Retail’s Hot Color This — and Every — Season: Green
I was reading an article in the Community Times today about a new shopping center in Maryland that will be built with green design when something caught my eye. The actual project details weren’t anything too out of the ordinary for green building — the structure will include use of natural light, a high efficiency…
I was reading an article in the Community Times today about a new shopping center in Maryland that will be built with green design when something caught my eye.
The actual project details weren’t anything too out of the ordinary for green building — the structure will include use of natural light, a high efficiency HVAC system and possibly a green roof.
What stuck out to me was one sentence — "Eldersburg will get the first green shopping center in the mid-Atlantic
region with the addition of Main Street Eldersburg, a
90,000-square-foot shopping center on 12.5 acres on Londontown
Boulevard behind the Wal-Mart."
Really? The Mid-Atlantic region has no green shopping centers?
The article went on to say that, according to the U.S. Green Building Council’s Web site, there are more
than 150 LEED-certified buildings in Maryland, the majority of which
are commercial offices or mixed-use buildings.
OK. But it got me to wondering: With all the hype about the public works sector of commercial building adapting green design policies — thanks to the many cities who have signed on to using it — and the increasing effort of the housing industry to go green, which receives a considerable amount of press, what about retail?
It maybe isn’t as flashy a story as homes that break the style mold to incorporate ecology, or as headline-friendly as mayors demanding all new city buildings give back to the environment, but it turns out the retail industry has been — rather quietly — embracing green design for quite some time.
Which is a good thing. Retail sales are up — from total sales of $298,986 in January to $343,880 in June, according to the U.S. Census Bureau. True, they’ve dipped over the year, notably from May to June, which may have hurt industry confidence, but things are on the upswing.
Take, for example, a recent CoStar report said that Phoenix was the nation’s leader in retail construction, with 13.4 million retail square feet under construction; other areas on the list included California’s Inland Empire, Chicago, Dallas/Fort Worth and Cleveland, according to the Arizona Republic.
Megaretailer JC Penney this week issued a positive earnings statement. Kohl’s and Nordstrom also reported having a good quarter.
Not all retailers can say the same — Wal-mart and Macy’s did not fare as well — but there is evidence the industry is keeping above water, and, as a whole, is backing sustainability. The EPA in 2006 released a list of its "Green Power Partners," retailers who had made the largest retail purchases of renewable energy. Topping the list: Whole Foods, which wasn’t a huge surprise, followed by Starbucks. But other additions included Safeway, Staples. Liz Claiborne and FedEx Kinko’s: big retailers.

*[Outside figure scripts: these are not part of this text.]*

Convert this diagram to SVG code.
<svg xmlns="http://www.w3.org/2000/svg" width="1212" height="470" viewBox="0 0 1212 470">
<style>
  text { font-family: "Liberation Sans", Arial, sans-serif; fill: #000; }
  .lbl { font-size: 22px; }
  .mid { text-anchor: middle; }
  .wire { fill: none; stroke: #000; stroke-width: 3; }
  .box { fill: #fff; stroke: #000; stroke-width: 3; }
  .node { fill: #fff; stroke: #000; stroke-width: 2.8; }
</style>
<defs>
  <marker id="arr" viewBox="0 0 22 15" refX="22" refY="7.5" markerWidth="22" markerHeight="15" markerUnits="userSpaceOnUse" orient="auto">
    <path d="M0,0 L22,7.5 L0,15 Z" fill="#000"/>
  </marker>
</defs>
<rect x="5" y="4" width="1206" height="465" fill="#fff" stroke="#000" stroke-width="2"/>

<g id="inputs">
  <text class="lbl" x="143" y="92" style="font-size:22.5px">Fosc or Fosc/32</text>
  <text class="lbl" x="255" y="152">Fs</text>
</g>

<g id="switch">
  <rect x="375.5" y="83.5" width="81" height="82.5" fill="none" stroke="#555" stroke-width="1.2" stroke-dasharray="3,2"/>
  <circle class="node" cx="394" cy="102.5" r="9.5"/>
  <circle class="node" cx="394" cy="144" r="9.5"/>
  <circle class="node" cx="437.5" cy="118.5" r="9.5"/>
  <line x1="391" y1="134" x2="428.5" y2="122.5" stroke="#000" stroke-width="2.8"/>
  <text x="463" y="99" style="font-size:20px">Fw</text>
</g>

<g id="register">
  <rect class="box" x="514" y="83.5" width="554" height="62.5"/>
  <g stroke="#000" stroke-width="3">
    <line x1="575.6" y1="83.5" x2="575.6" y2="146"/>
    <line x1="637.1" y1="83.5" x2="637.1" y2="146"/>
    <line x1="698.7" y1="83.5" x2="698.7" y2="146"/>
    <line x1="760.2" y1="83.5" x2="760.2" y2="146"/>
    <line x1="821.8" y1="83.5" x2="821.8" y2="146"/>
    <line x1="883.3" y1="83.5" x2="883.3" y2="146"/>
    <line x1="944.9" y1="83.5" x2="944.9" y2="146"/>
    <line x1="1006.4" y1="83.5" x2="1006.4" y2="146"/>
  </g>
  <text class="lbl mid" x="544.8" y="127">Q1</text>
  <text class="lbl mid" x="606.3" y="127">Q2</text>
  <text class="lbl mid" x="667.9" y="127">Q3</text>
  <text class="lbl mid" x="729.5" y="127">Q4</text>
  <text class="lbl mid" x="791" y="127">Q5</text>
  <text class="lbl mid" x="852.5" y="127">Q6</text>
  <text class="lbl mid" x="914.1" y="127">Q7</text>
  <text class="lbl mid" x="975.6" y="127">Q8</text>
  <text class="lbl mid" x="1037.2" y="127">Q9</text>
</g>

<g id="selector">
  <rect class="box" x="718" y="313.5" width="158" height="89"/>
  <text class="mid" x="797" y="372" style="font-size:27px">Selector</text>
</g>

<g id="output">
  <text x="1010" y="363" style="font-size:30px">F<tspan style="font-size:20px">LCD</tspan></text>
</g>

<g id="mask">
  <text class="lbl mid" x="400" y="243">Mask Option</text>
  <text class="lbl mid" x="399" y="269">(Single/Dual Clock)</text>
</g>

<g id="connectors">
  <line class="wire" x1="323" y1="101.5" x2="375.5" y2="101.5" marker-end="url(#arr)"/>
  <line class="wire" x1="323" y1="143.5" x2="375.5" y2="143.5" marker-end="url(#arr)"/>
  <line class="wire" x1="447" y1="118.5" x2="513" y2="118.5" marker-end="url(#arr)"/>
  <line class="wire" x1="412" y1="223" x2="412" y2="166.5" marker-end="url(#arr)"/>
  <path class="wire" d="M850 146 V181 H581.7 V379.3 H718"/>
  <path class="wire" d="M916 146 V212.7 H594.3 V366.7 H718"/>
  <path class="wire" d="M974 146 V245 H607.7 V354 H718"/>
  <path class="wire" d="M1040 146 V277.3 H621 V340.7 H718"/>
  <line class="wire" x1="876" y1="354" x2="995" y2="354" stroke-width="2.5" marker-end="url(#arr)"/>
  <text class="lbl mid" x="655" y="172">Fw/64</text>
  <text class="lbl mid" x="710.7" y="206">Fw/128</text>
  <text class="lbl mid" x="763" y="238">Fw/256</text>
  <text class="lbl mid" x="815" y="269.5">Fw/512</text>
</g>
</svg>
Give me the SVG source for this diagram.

And this isn’t brand new. Consider the Retail Traffic magazine article back in 1999 that said green design’s influence was already spreading through the retail community, citing a collective feeling that "a cost-effective and energy-efficient holistic approach for new
and renovated retail properties" just made sense.
So what’s next? A little help is on the way to get more retailers on board. LEED currently has two retail rating systems in the pilot stage — one for renovation and new construction and one for interiors — which address lighting, sites, security, energy and water concerns. The retail systems came about because LEED got so many calls from concerned retailers, according an interview the retail program coordinator did in May with CoStar.
Testing is ongoing for the interior program. The public comment period for the New Construction system is over; now we await LEED’s final draft.
Surely a set standard and checklist for the retail industry will encourage even more retailers — large and small — to operate using green methods, ask future landlords and developers to incorporate green building practices into new construction and maybe, just maybe, provide consumers with a new product: sustainability.
And that will be the best deal in the house.